Court Rebuffs New England TOs, Upholds FERC ROFR Order

By Michael Kuser

The D.C. Circuit Court of Appeals last week rejected challenges to FERC Order 1000 by New England Transmission Owners and state officials (15-1139).

The TOs had challenged FERC’s March 2015 ruling on ISO-NE’s Order 1000 compliance filing, in which the commission ordered the removal of the right of first refusal in the Transmission Operating Agreement among ISO-NE and the TOs (ER13-193, ER13-196). Emera Maine acted as lead petitioner, with independent transmission developer LS Power Transmission opposing the TOs as lead intervenor.

E Barrett Prettyman D.C. Circuit Courthouse

The second part of the ruling rejected a petition by the state officials complaining that FERC’s ISO-NE compliance order violated state sovereignty.

TOs’ Challenge

The TOs asserted that FERC’s orders were inconsistent with its past decisions, that the commission applied the wrong legal standard for measuring whether the Mobile-Sierra presumption had been overcome, and that the commission ignored the evidence before it.

The April 18 ruling by a three-judge panel, authored by Judge Robert L. Wilkins, disagreed with the TOs on both counts.

The court rejected what it termed the TOs’ “invitation to don blinders” in making a narrow interpretation of Mobile-Sierra, which requires the commission to “presume a contract rate for wholesale energy is just and reasonable,” prohibiting it from rejecting the contract unless it finds that the rate “seriously harm[s] the public interest.”

It also dismissed the TOs’ contentions that the commission identified no evidence to support its conclusion that the ROFR harmed the public interest by inhibiting transmission development and that it ignored the contrary evidence submitted by ROFR defenders.

The TOs introduced evidence that ISO-NE had placed $4.7 billion in new transmission facilities in service and had another $5.7 billion in projects in development. That, the TOs said, proved that the ROFR did not harm the public interest.

The court said the TOs based their argument “on the faulty premise that economic theory cannot provide the basis for FERC’s decisions.”

The commission confronted the evidence of transmission development “head-on,” the court said. The commission said the ROFR “continues to threaten the public interest by avoiding expected efficiencies and cost savings and makes the need to foster competitive practices more acute.”

The court said the commission explicitly rejected the inference that “the incumbent transmission owners are sufficiently developing projects under the existing framework with their current rights of first refusal.” While the TOs’ claim of a functioning market with the ROFR “may be plausible,” the contrary conclusion drawn by the commission is also plausible, the judges said.
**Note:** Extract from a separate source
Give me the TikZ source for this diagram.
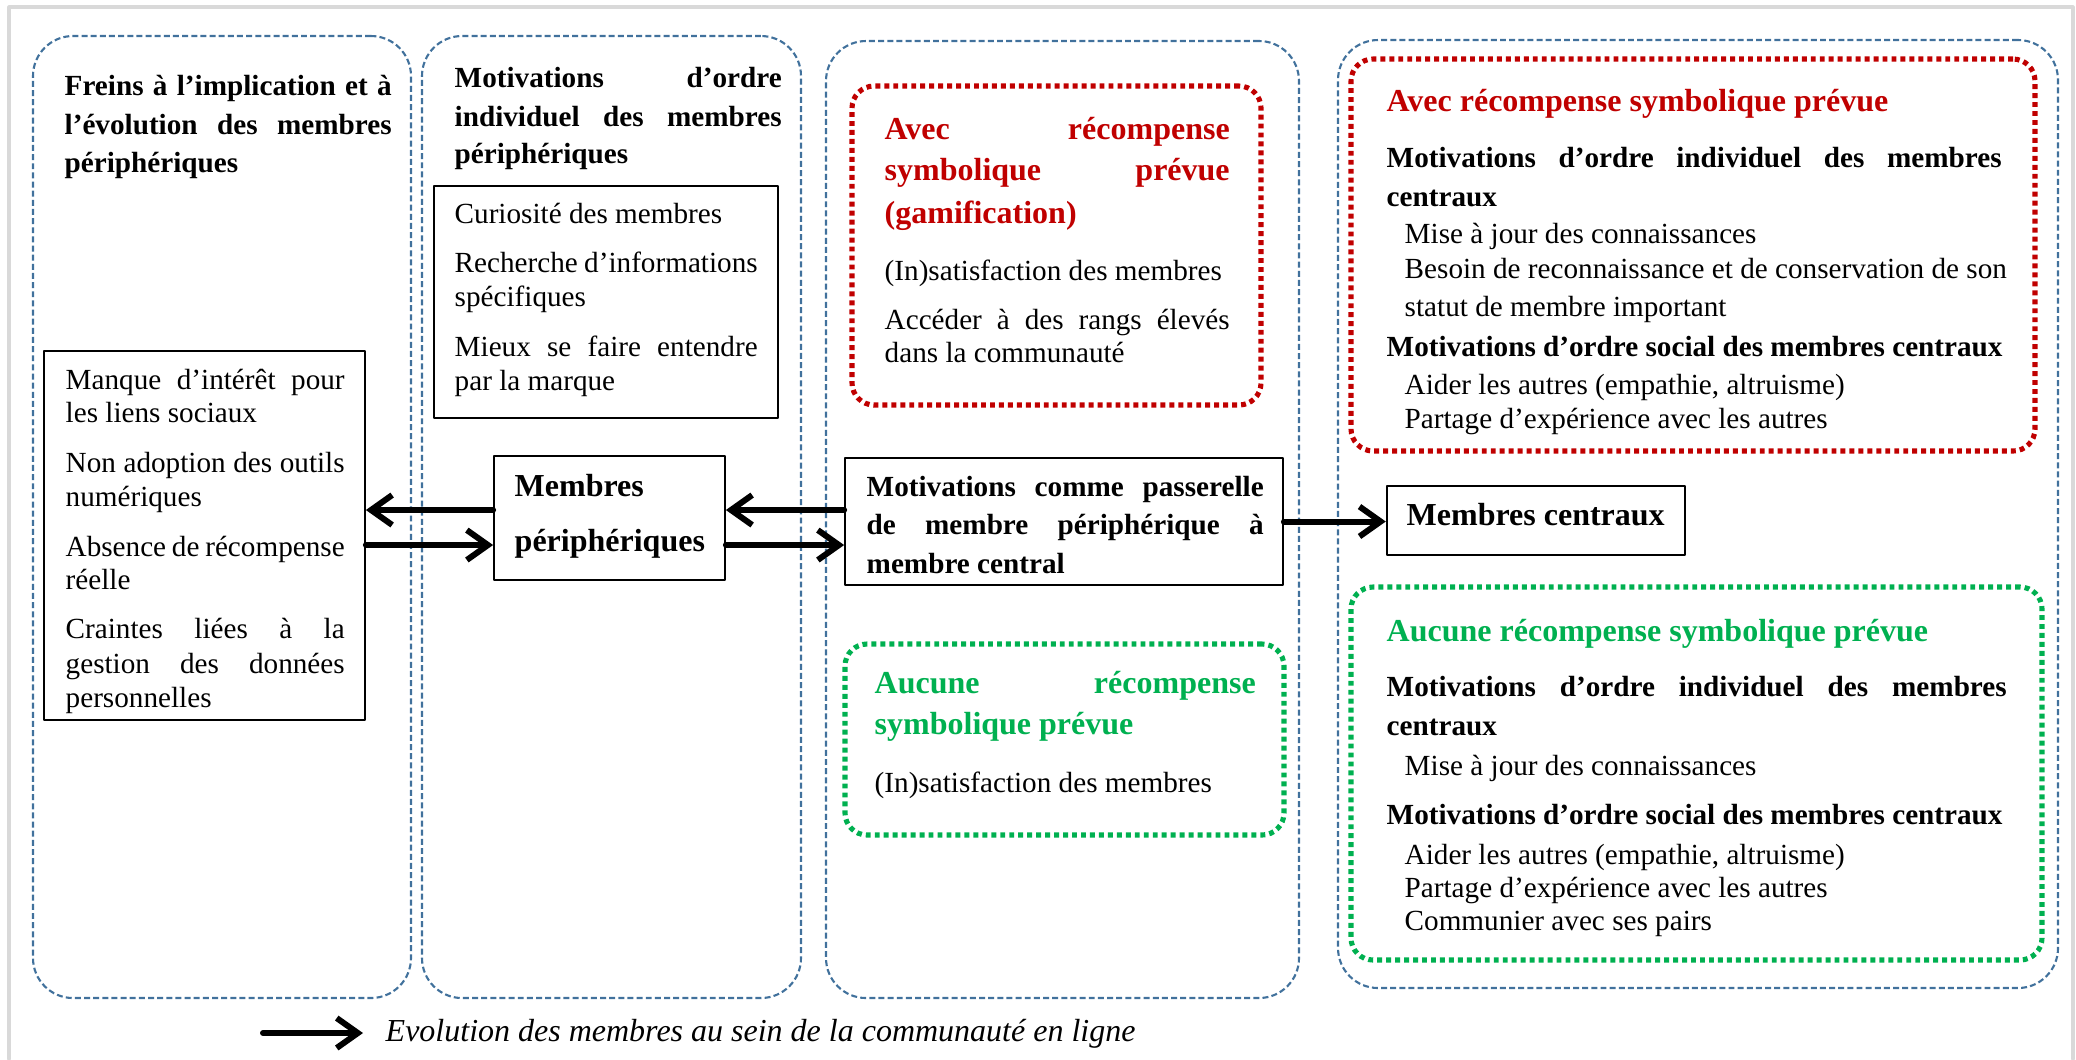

“Where the evidence might support more than one rational interpretation, ‘the question we must answer … is not whether record evidence supports [the petitioner’s] version of events, but whether it supports FERC’s,’” the court ruled.

NESCOE Ruling

The second part of the ruling rejected a petition by the New England States Committee on Electricity and agencies from five of the six states it represents: Connecticut, Massachusetts, New Hampshire, Rhode Island and Vermont. The state petitioners claimed that in its ISO-NE compliance order, the commission went beyond Order 1000 and “impermissibly altered the balance of responsibility and power as between state governments and ISO-NE.”

The five states insisted that Order 1000 requires not only a process to identify transmission needs driven by public policy requirements and evaluate potential transmission solutions that could meet those needs, but also selection of whichever project is the most efficient or cost-effective. They also contended that the Federal Power Act does not grant FERC authority over “the means by which states meet their own public policy mandates.”

The court rejected the argument as an objection to Order 1000’s entire regional planning and cost allocation scheme, which assigns ISO-NE the role of planning for the region’s transmission needs.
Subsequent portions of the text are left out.